(Task description): Print nothing but the lines from the start of the listing below through the line that contains "1.925, 1.13, 0.59]". Do not include the pictures.

(Data segment):
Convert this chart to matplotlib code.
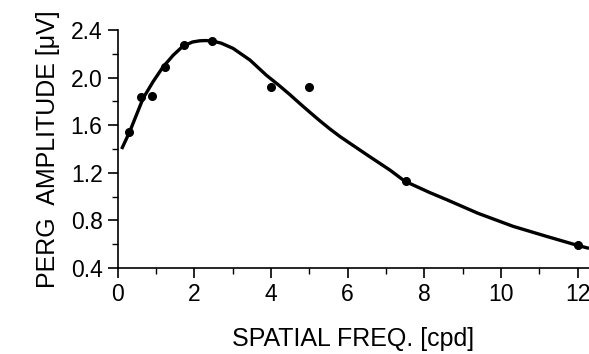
import matplotlib
matplotlib.use("Agg")
import matplotlib.pyplot as plt
from matplotlib.ticker import MultipleLocator

# measured data points
freq = [0.30, 0.60, 0.88, 1.22, 1.74, 2.47, 3.99, 4.99, 7.51, 12.0]
amp = [1.545, 1.835, 1.845, 2.09, 2.275, 2.305, 1.925, 1.925, 1.13, 0.59]

# fitted curve
curve_x = [0.10, 0.31, 0.66, 0.92, 1.18, 1.45, 1.70, 1.95, 2.14, 2.30, 2.47,
           2.70, 3.01, 3.45, 3.88, 4.19, 4.49, 4.75, 5.01, 5.28, 5.54, 5.80, 6.06, 6.58, 7.10,
           7.49, 8.15, 8.58, 9.40, 10.32, 11.20, 12.00, 12.30]
curve_y = [1.40, 1.545, 1.826, 1.966, 2.09, 2.19, 2.265, 2.30, 2.310, 2.312, 2.308,
           2.29, 2.246, 2.148, 2.02, 1.94, 1.858, 1.783, 1.71, 1.636, 1.568, 1.505, 1.448, 1.335, 1.224,
           1.13, 1.033, 0.975, 0.86, 0.75, 0.665, 0.59, 0.565]

xticks = [0, 2, 4, 6, 8, 10, 12]
yticks = [0.4, 0.8, 1.2, 1.6, 2.0, 2.4]

plt.rcParams['font.family'] = ['Liberation Sans', 'DejaVu Sans']

fig = plt.figure(figsize=(5.89, 3.54), dpi=100)
ax = fig.add_axes([0.200, 0.243, 0.800, 0.672])

ax.plot(curve_x, curve_y, color='black', lw=2.4, solid_capstyle='butt',
        solid_joinstyle='round')
ax.plot(freq, amp, 'o', color='black', ms=5.5)

ax.set_xlim(0, 12.3)
ax.set_ylim(0.4, 2.4)
ax.set_xticks(xticks)
ax.set_yticks(yticks)
ax.set_yticklabels([f"{v:.1f}" for v in yticks])
ax.xaxis.set_minor_locator(MultipleLocator(1))
ax.yaxis.set_minor_locator(MultipleLocator(0.2))

for s in ['top', 'right']:
    ax.spines[s].set_visible(False)
for s in ['left', 'bottom']:
    ax.spines[s].set_linewidth(1.2)

ax.tick_params(which='major', direction='out', length=7, width=1.2, labelsize=16.5, pad=4)
ax.tick_params(which='minor', direction='out', length=4, width=1.0)

ax.set_xlabel('SPATIAL FREQ. [cpd]', fontsize=18, labelpad=15)
ax.set_ylabel('PERG  AMPLITUDE [\u03bcV]', fontsize=18, labelpad=8)

fig.savefig('out.png', dpi=100)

(Exercise output):
Convert this chart to matplotlib code.
import matplotlib
matplotlib.use("Agg")
import matplotlib.pyplot as plt
from matplotlib.ticker import MultipleLocator

# measured data points
freq = [0.30, 0.60, 0.88, 1.22, 1.74, 2.47, 3.99, 4.99, 7.51, 12.0]
amp = [1.545, 1.835, 1.845, 2.09, 2.275, 2.305, 1.925, 1.925, 1.13, 0.59]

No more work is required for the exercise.